This is what you get for confirming Donald Trump’s ‘uncontroversial’ nominees on domestic security.
Let the Intercept take it away:
IN MAY, 2013, the Washington Post’s Greg Miller reported that the head of the CIA’s clandestine service was being shifted out of that position as a result of “a management shake-up” by then-Director John Brennan. As Miller documented, this official – whom the paper did not name because she was a covert agent at the time – was centrally involved in the worst abuses of the CIA’s Bush-era torture regime.
As Miller put it, she was “directly involved in its controversial interrogation program” and had an “extensive role” in torturing detainees. Even more troubling, she “had run a secret prison in Thailand” – part of the CIA’s network of “black sites” – “where two detainees were subjected to waterboarding and other harsh techniques.” The Senate Intelligence Committee’s report on torture also detailed the central role she played in the particularly gruesome torture of detainee Abu Zubaydah.
Beyond all that, she played a vital role in the destruction of interrogation videotapes that showed the torture of detainees both at the black site she ran and other secret agency locations. The concealment of those interrogation tapes, which violated both multiple court orders as well the demands of the 9/11 Commission and the advice of White House lawyers, was condemned as “obstruction” by Commission Chairs Lee Hamilton and Thomas Keane. A special prosecutor and Grand Jury investigated those actions but ultimately chose not to prosecute.
That CIA official’s name whose torture activities the Post described is Gina Haspel.
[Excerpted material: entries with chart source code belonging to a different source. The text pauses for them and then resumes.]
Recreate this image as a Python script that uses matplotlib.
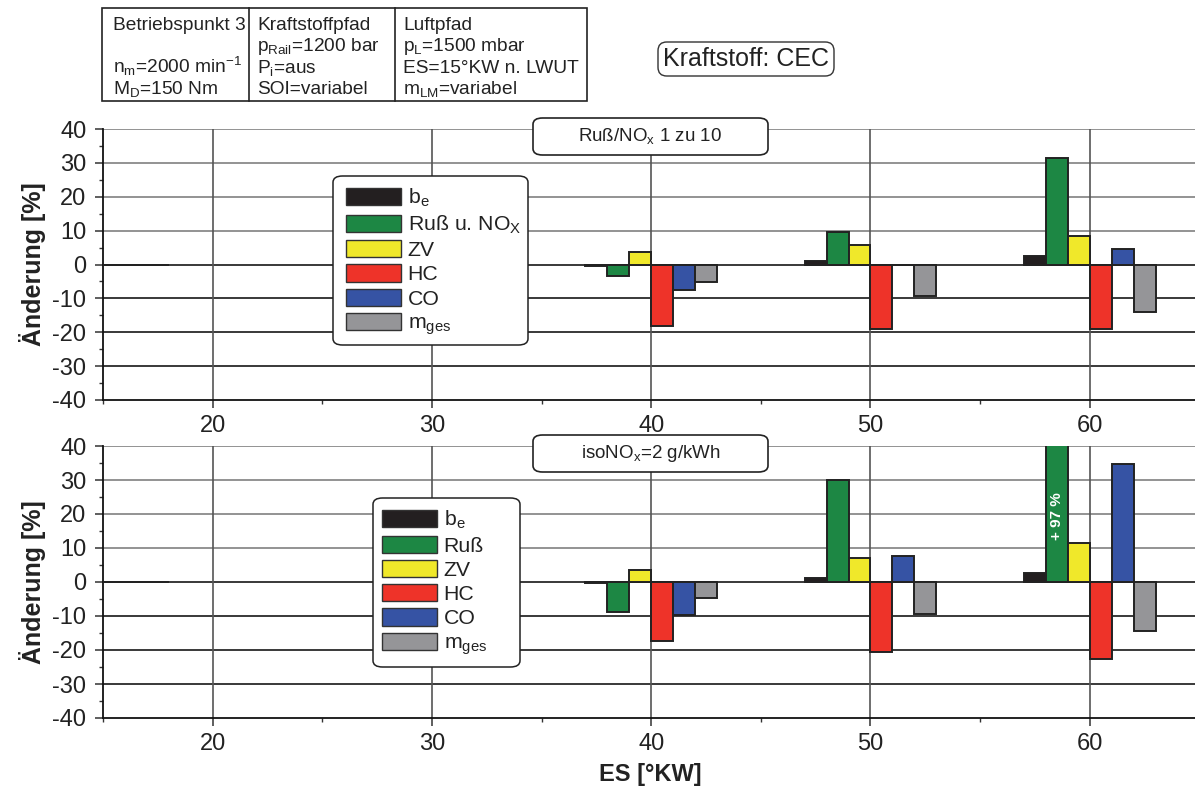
import matplotlib
matplotlib.use('Agg')
import matplotlib.pyplot as plt
from matplotlib.patches import Patch, FancyBboxPatch, Rectangle
from matplotlib.lines import Line2D
from matplotlib.ticker import MultipleLocator

plt.rcParams['font.family'] = ['Liberation Sans', 'DejaVu Sans']
plt.rcParams['mathtext.default'] = 'regular'
plt.rcParams['axes.unicode_minus'] = False

# Daten (Änderung in % gegenüber Referenz bei ES=15°KW)
es = [15, 40, 50, 60]

# oben: Ruß/NOx 1 zu 10
be_oben = [0, -0.3, 1.0, 2.6]
russ_nox_oben = [0, -3.4, 9.7, 31.5]
zv_oben = [0, 3.7, 5.8, 8.3]
hc_oben = [0, -18.1, -19.0, -19.1]
co_oben = [0, -7.5, -0.2, 4.7]
mges_oben = [0, -5.1, -9.3, -14.1]

# unten: isoNOx = 2 g/kWh
be_unten = [0, -0.3, 1.2, 2.6]
russ_unten = [0, -8.7, 30.0, 97.0]
zv_unten = [0, 3.4, 7.0, 11.5]
hc_unten = [0, -17.4, -20.6, -22.6]
co_unten = [0, -9.7, 7.6, 34.8]
mges_unten = [0, -4.7, -9.4, -14.4]

farben = ['#231f20', '#1d8744', '#f0e82a', '#ee3329', '#3653a4', '#959598']
labels_oben = ['b$_e$', 'Ruß u. NO$_X$', 'ZV', 'HC', 'CO', 'm$_{ges}$']
labels_unten = ['b$_e$', 'Ruß', 'ZV', 'HC', 'CO', 'm$_{ges}$']
offsets = [-2.5, -1.5, -0.5, 0.5, 1.5, 2.5]

W, H = 1195, 791
fig = plt.figure(figsize=(W / 100, H / 100), dpi=100)


def px(x, y):
    # Pixel (von oben links) -> Figurkoordinaten
    return x / W, 1 - y / H


def rundbox(xa, ya, xb, yb, r=0.008, lw=1.2, z=6):
    x0, y0 = px(xa, ya)
    x1, y1 = px(xb, yb)
    fig.add_artist(FancyBboxPatch((x0, y1), x1 - x0, y0 - y1,
                                  boxstyle=f'round,pad=0,rounding_size={r}',
                                  transform=fig.transFigure, facecolor='white',
                                  edgecolor='#222222', linewidth=lw, zorder=z))
    return (x0 + x1) / 2, (y0 + y1) / 2


def panel(top_px, bot_px, reihen, labels, leg_box, leg_anchor, titel):
    ax = fig.add_axes([103 / W, 1 - bot_px / H, (W - 103) / W, (bot_px - top_px) / H])
    ax.set_xlim(15, 64.8)
    ax.set_ylim(-40, 40)
    ax.set_axisbelow(True)

    for v in range(-30, 50, 10):
        c = '#8a8a8a' if v > 0 else '#2a2a2a'
        ax.axhline(v, color=c, lw=1.3, zorder=0)
    for v in range(20, 70, 10):
        ax.axvline(v, color='#555555', lw=1.2, zorder=0)

    for reihe, off, f in zip(reihen, offsets, farben):
        ax.bar([x + off for x in es], reihe, width=1.0, color=f,
               edgecolor='#222222', linewidth=1.4, zorder=3)

    for s in ['top', 'right']:
        ax.spines[s].set_visible(False)
    for s in ['left', 'bottom']:
        ax.spines[s].set_color('#111111')
        ax.spines[s].set_linewidth(1.3)

    ax.xaxis.set_major_locator(MultipleLocator(10))
    ax.xaxis.set_minor_locator(MultipleLocator(5))
    ax.yaxis.set_major_locator(MultipleLocator(10))
    ax.yaxis.set_minor_locator(MultipleLocator(5))
    ax.tick_params(which='major', length=6, width=1.1, labelsize=17, pad=5,
                   color='#333333', labelcolor='#222222')
    ax.tick_params(which='minor', length=3, width=1.0, color='#333333')
    ax.tick_params(axis='y', pad=6)

    # Legende mit eigenem Rahmen
    rundbox(*leg_box, r=0.008, lw=1.1, z=5)
    handles = [Patch(facecolor=f, edgecolor='#333333', linewidth=1.0) for f in farben]
    leg = fig.legend(handles, labels, loc='upper left',
                     bbox_to_anchor=px(*leg_anchor), bbox_transform=fig.transFigure,
                     fontsize=15.3, handlelength=2.6, handleheight=0.88,
                     handletextpad=0.3, labelspacing=0.2, borderpad=0,
                     borderaxespad=0, frameon=False)
    leg.set_zorder(6)
    for t in leg.get_texts():
        t.set_color('#222222')

    # Titelbox
    cx, cy = rundbox(533, top_px - 11, 768, top_px + 26)
    fig.text(cx, cy, titel, ha='center', va='center',
             fontsize=13.5, color='#222222', zorder=7)

    fig.text(33 / W, 1 - (top_px + bot_px) / 2 / H, 'Änderung [%]', rotation=90,
             ha='center', va='center', fontsize=18, fontweight='bold', color='#222222')
    return ax


ax1 = panel(129, 400,
            [be_oben, russ_nox_oben, zv_oben, hc_oben, co_oben, mges_oben],
            labels_oben, (333, 176, 528, 345), (346, 187), 'Ruß/NO$_x$ 1 zu 10')
ax2 = panel(446, 718,
            [be_unten, russ_unten, zv_unten, hc_unten, co_unten, mges_unten],
            labels_unten, (373, 498, 520, 667), (382, 509), 'isoNO$_x$=2 g/kWh')

ax2.text(60 - 1.5, 19.5, '+ 97 %', rotation=90, ha='center', va='center',
         color='white', fontsize=11, fontweight='bold', zorder=6)

fig.text(650 / W, 1 - 775 / H, 'ES [°KW]', ha='center', va='center',
         fontsize=17, fontweight='bold', color='#222222')

# Tabelle oben
tx0, ty0 = px(102, 8)
tx1, ty1 = px(587, 101)
fig.add_artist(Rectangle((tx0, ty1), tx1 - tx0, ty0 - ty1, transform=fig.transFigure,
                         facecolor='none', edgecolor='#222222', linewidth=1.2))
for xs in [249, 395]:
    fig.add_artist(Line2D([xs / W, xs / W], [ty1, ty0], transform=fig.transFigure,
                          color='#222222', linewidth=1.2))

spalten = {
    113: ['Betriebspunkt 3', '', 'n$_m$=2000 min$^{-1}$', 'M$_D$=150 Nm'],
    257: ['Kraftstoffpfad', 'p$_{Rail}$=1200 bar', 'P$_i$=aus', 'SOI=variabel'],
    403: ['Luftpfad', 'p$_L$=1500 mbar', 'ES=15°KW n. LWUT', 'm$_{LM}$=variabel'],
}
for xs, zeilen in spalten.items():
    for i, z in enumerate(zeilen):
        fig.text(xs / W, 1 - (30 + i * 21.3) / H, z, ha='left', va='baseline',
                 fontsize=13.8, color='#222222')

# Kraftstoff-Box
fig.text(746 / W, 1 - 59 / H, 'Kraftstoff: CEC', ha='center', va='center',
         fontsize=18, color='#222222',
         bbox=dict(boxstyle='round,pad=0.2,rounding_size=0.35', facecolor='white',
                   edgecolor='#333333', linewidth=1.0))

fig.savefig('out.png', dpi=100)
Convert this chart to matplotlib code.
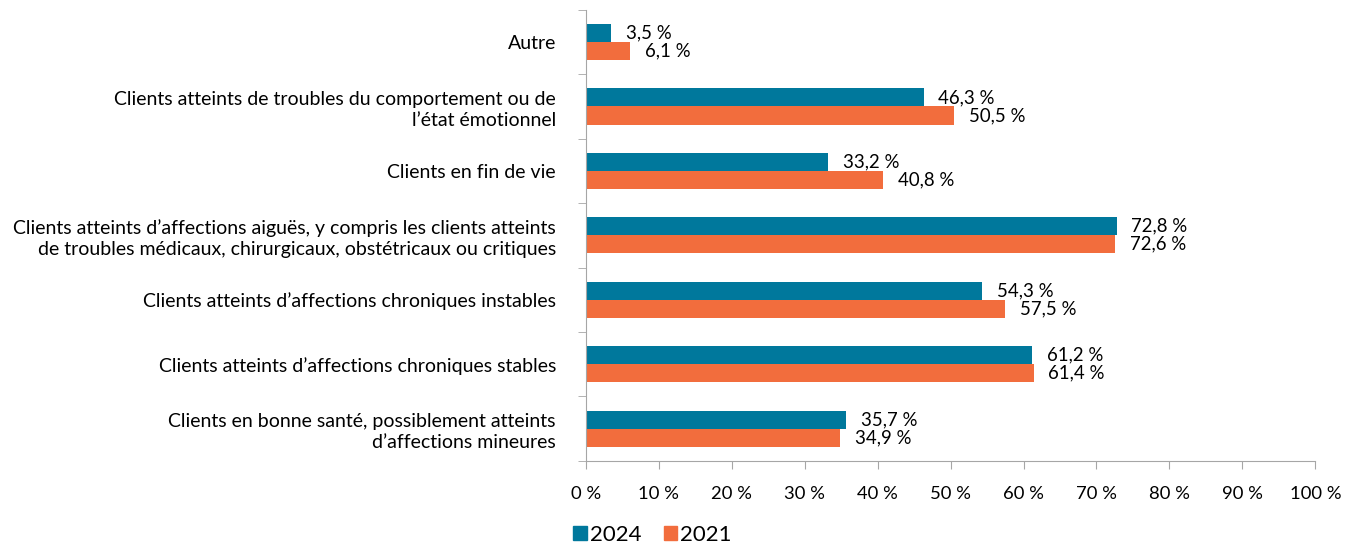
import matplotlib
matplotlib.use("Agg")
import matplotlib.pyplot as plt
import numpy as np
from matplotlib.patches import Patch

categories = [
    "Clients en bonne santé, possiblement atteints\nd’affections mineures",
    "Clients atteints d’affections chroniques stables",
    "Clients atteints d’affections chroniques instables",
    "Clients atteints d’affections aiguës, y compris les clients atteints\nde troubles médicaux, chirurgicaux, obstétricaux ou critiques",
    "Clients en fin de vie",
    "Clients atteints de troubles du comportement ou de\nl’état émotionnel",
    "Autre",
]
values_2024 = [35.7, 61.2, 54.3, 72.8, 33.2, 46.3, 3.5]
values_2021 = [34.9, 61.4, 57.5, 72.6, 40.8, 50.5, 6.1]
series_names = ["2024", "2021"]
xticks = list(range(0, 101, 10))

c2024 = "#00789C"
c2021 = "#F26D3D"

plt.rcParams['font.family'] = ['Lato', 'DejaVu Sans']

fig = plt.figure(figsize=(13.56, 5.46), dpi=100)
ax = fig.add_axes([0.432, 0.156, 0.538, 0.826])

y = np.arange(len(categories))
h = 0.28
ax.barh(y + h/2, values_2024, height=h, color=c2024)
ax.barh(y - h/2, values_2021, height=h, color=c2021)

def fmt(v):
    return f"{v:.1f}".replace(".", ",") + " %"

for yi, v in zip(y, values_2024):
    ax.text(v + 2.0, yi + h/2, fmt(v), va="center", ha="left", fontsize=13.4)
for yi, v in zip(y, values_2021):
    ax.text(v + 2.0, yi - h/2, fmt(v), va="center", ha="left", fontsize=13.4)

ax.set_xlim(0, 100)
ax.set_ylim(-0.5, len(categories) - 0.5)
ax.set_xticks(xticks)
ax.set_xticklabels([f"{t} %" for t in xticks], fontsize=13.3)
ax.set_yticks(y)
ax.set_yticklabels(categories, fontsize=14, ha="right", linespacing=1.3)
ax.tick_params(axis="y", length=0, pad=21.5)
ax.set_yticks(np.arange(-0.5, len(categories), 1.0), minor=True)
ax.tick_params(axis="y", which="minor", length=6, color="#A6A6A6", direction="out")
ax.tick_params(axis="x", length=6, color="#A6A6A6", pad=12)

for s in ["top", "right"]:
    ax.spines[s].set_visible(False)
ax.spines["left"].set_color("#A6A6A6")
ax.spines["bottom"].set_color("#A6A6A6")

handles = [Patch(color=c2024), Patch(color=c2021)]
fig.legend(handles, series_names, loc="lower left", bbox_to_anchor=(0.408, -0.035),
           ncol=2, frameon=False, fontsize=16, handlelength=0.6, handleheight=0.6,
           handletextpad=0.15, columnspacing=1.0)

fig.savefig("out.png", dpi=100)
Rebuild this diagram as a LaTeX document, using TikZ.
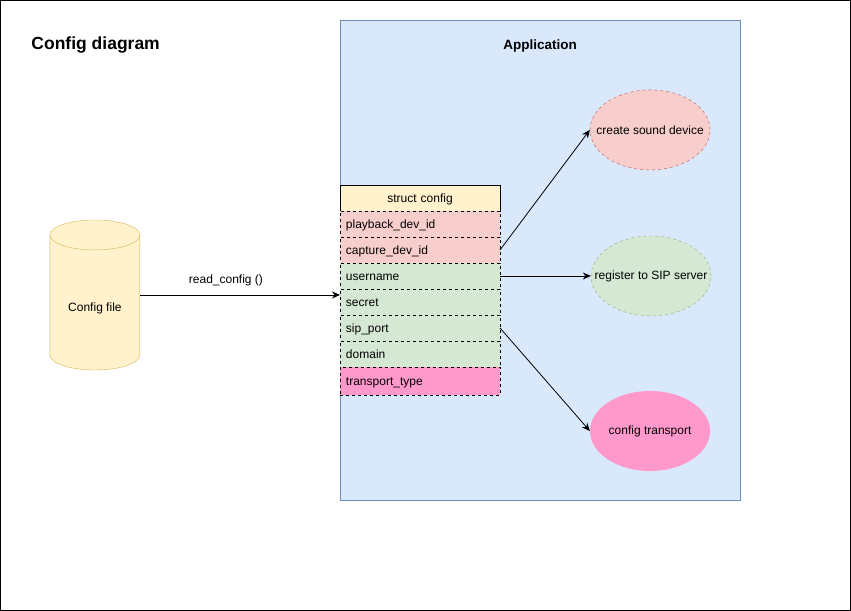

Today, as BuzzFeed’s Jason Leopold noted, CIA Director Mike Pompeo announced that Haspel was selected by Trump to be Deputy Director of the CIA
Torture and obstruction of justice has not been punished but rewarded. But this is a multi-administration failure — the Bush administration for implementing the torture regime post 9/11; the Obama administration for failing to get rid of agents who were complicit in torture; and now the Trump administration for promoting them to the highest levels of the Government.
The United States has to look at itself closely. After a decade, it is still rewarding those who violated U.S. and international law. Trump may just be a symptom of the United States post-9/11, not the disease within the body politic.